_Data lines_
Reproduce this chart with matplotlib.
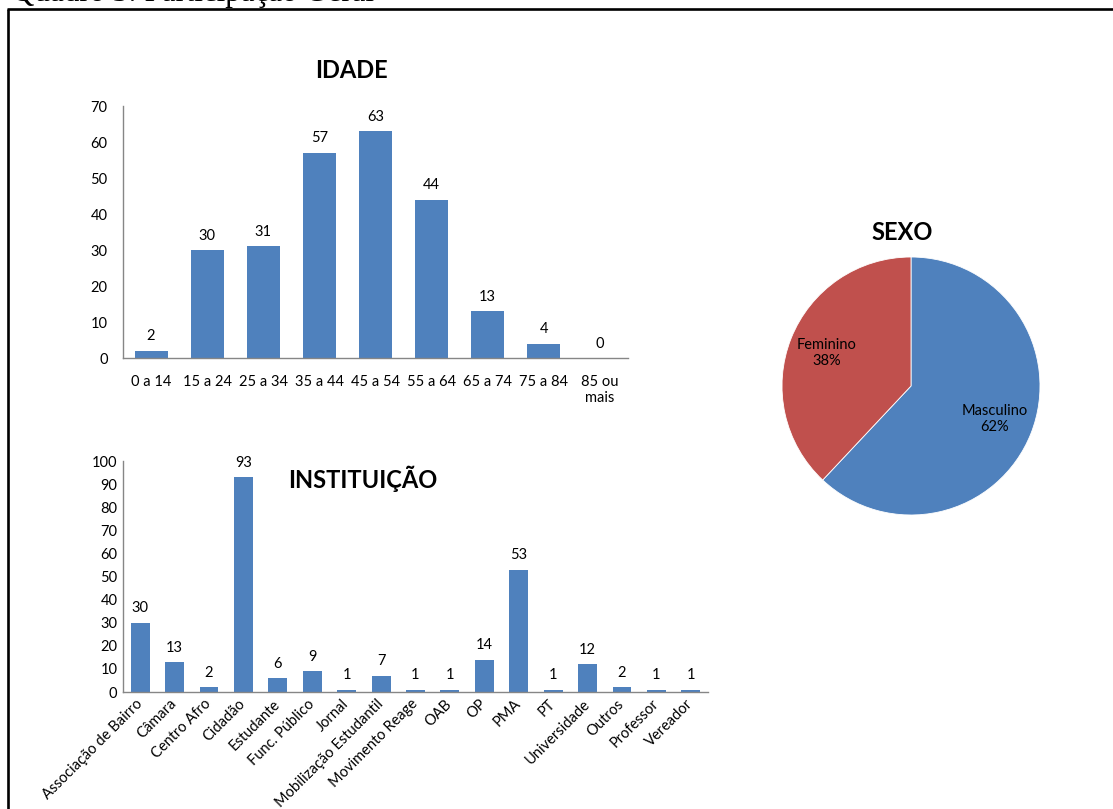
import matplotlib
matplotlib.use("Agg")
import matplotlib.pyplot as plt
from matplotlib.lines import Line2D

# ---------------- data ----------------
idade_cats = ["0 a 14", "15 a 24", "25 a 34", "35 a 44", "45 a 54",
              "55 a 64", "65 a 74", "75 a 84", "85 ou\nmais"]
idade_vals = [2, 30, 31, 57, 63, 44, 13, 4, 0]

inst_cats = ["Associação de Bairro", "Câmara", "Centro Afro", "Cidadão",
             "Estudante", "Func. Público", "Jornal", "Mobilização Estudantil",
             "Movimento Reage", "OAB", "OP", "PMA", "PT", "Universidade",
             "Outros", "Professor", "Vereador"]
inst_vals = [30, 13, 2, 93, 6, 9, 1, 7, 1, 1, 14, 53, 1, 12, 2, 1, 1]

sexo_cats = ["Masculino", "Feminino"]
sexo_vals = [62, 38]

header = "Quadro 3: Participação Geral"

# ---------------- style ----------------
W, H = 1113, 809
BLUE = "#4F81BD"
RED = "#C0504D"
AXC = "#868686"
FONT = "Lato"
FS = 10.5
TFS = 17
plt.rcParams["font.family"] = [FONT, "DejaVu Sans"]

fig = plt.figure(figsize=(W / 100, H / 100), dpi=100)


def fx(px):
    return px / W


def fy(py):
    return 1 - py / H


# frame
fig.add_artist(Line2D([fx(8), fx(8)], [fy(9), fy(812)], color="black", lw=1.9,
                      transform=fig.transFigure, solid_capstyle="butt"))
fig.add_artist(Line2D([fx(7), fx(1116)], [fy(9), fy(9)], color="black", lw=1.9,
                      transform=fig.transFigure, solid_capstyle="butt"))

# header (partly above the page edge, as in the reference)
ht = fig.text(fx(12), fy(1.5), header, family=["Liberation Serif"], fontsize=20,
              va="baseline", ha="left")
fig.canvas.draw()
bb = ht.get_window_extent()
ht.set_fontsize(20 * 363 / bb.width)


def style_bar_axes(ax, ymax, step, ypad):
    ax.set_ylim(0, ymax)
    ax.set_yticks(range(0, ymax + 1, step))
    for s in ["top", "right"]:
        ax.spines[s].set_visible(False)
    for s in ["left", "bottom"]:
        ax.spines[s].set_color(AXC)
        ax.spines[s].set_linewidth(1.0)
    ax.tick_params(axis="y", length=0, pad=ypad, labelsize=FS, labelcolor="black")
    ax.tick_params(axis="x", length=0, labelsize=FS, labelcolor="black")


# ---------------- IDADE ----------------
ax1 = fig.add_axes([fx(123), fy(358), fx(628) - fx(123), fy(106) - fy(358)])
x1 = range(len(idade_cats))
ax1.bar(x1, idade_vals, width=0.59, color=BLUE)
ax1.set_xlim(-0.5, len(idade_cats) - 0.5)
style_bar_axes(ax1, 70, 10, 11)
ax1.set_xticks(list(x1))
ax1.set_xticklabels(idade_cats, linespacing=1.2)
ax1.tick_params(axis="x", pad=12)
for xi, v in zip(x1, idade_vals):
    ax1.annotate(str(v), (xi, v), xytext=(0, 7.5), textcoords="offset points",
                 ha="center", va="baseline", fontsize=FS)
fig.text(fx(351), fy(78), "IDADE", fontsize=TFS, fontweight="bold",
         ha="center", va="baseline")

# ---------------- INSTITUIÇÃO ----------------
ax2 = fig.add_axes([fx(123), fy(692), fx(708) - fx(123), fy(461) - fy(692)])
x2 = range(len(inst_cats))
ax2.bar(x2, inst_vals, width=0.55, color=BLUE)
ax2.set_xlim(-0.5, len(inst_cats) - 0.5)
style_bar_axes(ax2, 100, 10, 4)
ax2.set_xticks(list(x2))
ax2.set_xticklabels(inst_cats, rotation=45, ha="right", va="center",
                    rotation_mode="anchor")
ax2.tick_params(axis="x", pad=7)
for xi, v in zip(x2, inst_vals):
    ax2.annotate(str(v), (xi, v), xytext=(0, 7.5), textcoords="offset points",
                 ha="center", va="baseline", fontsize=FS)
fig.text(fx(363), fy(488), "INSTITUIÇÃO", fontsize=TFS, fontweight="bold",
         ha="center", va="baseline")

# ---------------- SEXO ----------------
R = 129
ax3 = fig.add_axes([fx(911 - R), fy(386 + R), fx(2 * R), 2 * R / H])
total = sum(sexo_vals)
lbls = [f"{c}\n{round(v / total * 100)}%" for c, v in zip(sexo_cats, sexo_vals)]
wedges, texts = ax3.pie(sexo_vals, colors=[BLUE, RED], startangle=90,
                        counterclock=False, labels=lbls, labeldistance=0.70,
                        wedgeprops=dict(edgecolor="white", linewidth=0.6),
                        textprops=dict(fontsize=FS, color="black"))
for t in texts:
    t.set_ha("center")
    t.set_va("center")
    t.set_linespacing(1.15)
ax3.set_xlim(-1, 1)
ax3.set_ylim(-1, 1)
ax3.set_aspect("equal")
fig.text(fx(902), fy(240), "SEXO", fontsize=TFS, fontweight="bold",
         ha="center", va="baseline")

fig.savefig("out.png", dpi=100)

_What the exercise asks_
Repeat the data in full and exactly. Omit pictures.

_Exercise output_
Reproduce this chart with matplotlib.
import matplotlib
matplotlib.use("Agg")
import matplotlib.pyplot as plt
from matplotlib.lines import Line2D

# ---------------- data ----------------
idade_cats = ["0 a 14", "15 a 24", "25 a 34", "35 a 44", "45 a 54",
              "55 a 64", "65 a 74", "75 a 84", "85 ou\nmais"]
idade_vals = [2, 30, 31, 57, 63, 44, 13, 4, 0]

inst_cats = ["Associação de Bairro", "Câmara", "Centro Afro", "Cidadão",
             "Estudante", "Func. Público", "Jornal", "Mobilização Estudantil",
             "Movimento Reage", "OAB", "OP", "PMA", "PT", "Universidade",
             "Outros", "Professor", "Vereador"]
inst_vals = [30, 13, 2, 93, 6, 9, 1, 7, 1, 1, 14, 53, 1, 12, 2, 1, 1]

sexo_cats = ["Masculino", "Feminino"]
sexo_vals = [62, 38]

header = "Quadro 3: Participação Geral"

# ---------------- style ----------------
W, H = 1113, 809
BLUE = "#4F81BD"
RED = "#C0504D"
AXC = "#868686"
FONT = "Lato"
FS = 10.5
TFS = 17
plt.rcParams["font.family"] = [FONT, "DejaVu Sans"]

fig = plt.figure(figsize=(W / 100, H / 100), dpi=100)


def fx(px):
    return px / W


def fy(py):
    return 1 - py / H


# frame
fig.add_artist(Line2D([fx(8), fx(8)], [fy(9), fy(812)], color="black", lw=1.9,
                      transform=fig.transFigure, solid_capstyle="butt"))
fig.add_artist(Line2D([fx(7), fx(1116)], [fy(9), fy(9)], color="black", lw=1.9,
                      transform=fig.transFigure, solid_capstyle="butt"))

# header (partly above the page edge, as in the reference)
ht = fig.text(fx(12), fy(1.5), header, family=["Liberation Serif"], fontsize=20,
              va="baseline", ha="left")
fig.canvas.draw()
bb = ht.get_window_extent()
ht.set_fontsize(20 * 363 / bb.width)


def style_bar_axes(ax, ymax, step, ypad):
    ax.set_ylim(0, ymax)
    ax.set_yticks(range(0, ymax + 1, step))
    for s in ["top", "right"]:
        ax.spines[s].set_visible(False)
    for s in ["left", "bottom"]:
        ax.spines[s].set_color(AXC)
        ax.spines[s].set_linewidth(1.0)
    ax.tick_params(axis="y", length=0, pad=ypad, labelsize=FS, labelcolor="black")
    ax.tick_params(axis="x", length=0, labelsize=FS, labelcolor="black")


# ---------------- IDADE ----------------
ax1 = fig.add_axes([fx(123), fy(358), fx(628) - fx(123), fy(106) - fy(358)])
x1 = range(len(idade_cats))
ax1.bar(x1, idade_vals, width=0.59, color=BLUE)
ax1.set_xlim(-0.5, len(idade_cats) - 0.5)
style_bar_axes(ax1, 70, 10, 11)
ax1.set_xticks(list(x1))
ax1.set_xticklabels(idade_cats, linespacing=1.2)
ax1.tick_params(axis="x", pad=12)
for xi, v in zip(x1, idade_vals):
    ax1.annotate(str(v), (xi, v), xytext=(0, 7.5), textcoords="offset points",
                 ha="center", va="baseline", fontsize=FS)
fig.text(fx(351), fy(78), "IDADE", fontsize=TFS, fontweight="bold",
         ha="center", va="baseline")

# ---------------- INSTITUIÇÃO ----------------
ax2 = fig.add_axes([fx(123), fy(692), fx(708) - fx(123), fy(461) - fy(692)])
x2 = range(len(inst_cats))
ax2.bar(x2, inst_vals, width=0.55, color=BLUE)
ax2.set_xlim(-0.5, len(inst_cats) - 0.5)
style_bar_axes(ax2, 100, 10, 4)
ax2.set_xticks(list(x2))
ax2.set_xticklabels(inst_cats, rotation=45, ha="right", va="center",
                    rotation_mode="anchor")
ax2.tick_params(axis="x", pad=7)
for xi, v in zip(x2, inst_vals):
    ax2.annotate(str(v), (xi, v), xytext=(0, 7.5), textcoords="offset points",
                 ha="center", va="baseline", fontsize=FS)
fig.text(fx(363), fy(488), "INSTITUIÇÃO", fontsize=TFS, fontweight="bold",
         ha="center", va="baseline")

# ---------------- SEXO ----------------
R = 129
ax3 = fig.add_axes([fx(911 - R), fy(386 + R), fx(2 * R), 2 * R / H])
total = sum(sexo_vals)
lbls = [f"{c}\n{round(v / total * 100)}%" for c, v in zip(sexo_cats, sexo_vals)]
wedges, texts = ax3.pie(sexo_vals, colors=[BLUE, RED], startangle=90,
                        counterclock=False, labels=lbls, labeldistance=0.70,
                        wedgeprops=dict(edgecolor="white", linewidth=0.6),
                        textprops=dict(fontsize=FS, color="black"))
for t in texts:
    t.set_ha("center")
    t.set_va("center")
    t.set_linespacing(1.15)
ax3.set_xlim(-1, 1)
ax3.set_ylim(-1, 1)
ax3.set_aspect("equal")
fig.text(fx(902), fy(240), "SEXO", fontsize=TFS, fontweight="bold",
         ha="center", va="baseline")

fig.savefig("out.png", dpi=100)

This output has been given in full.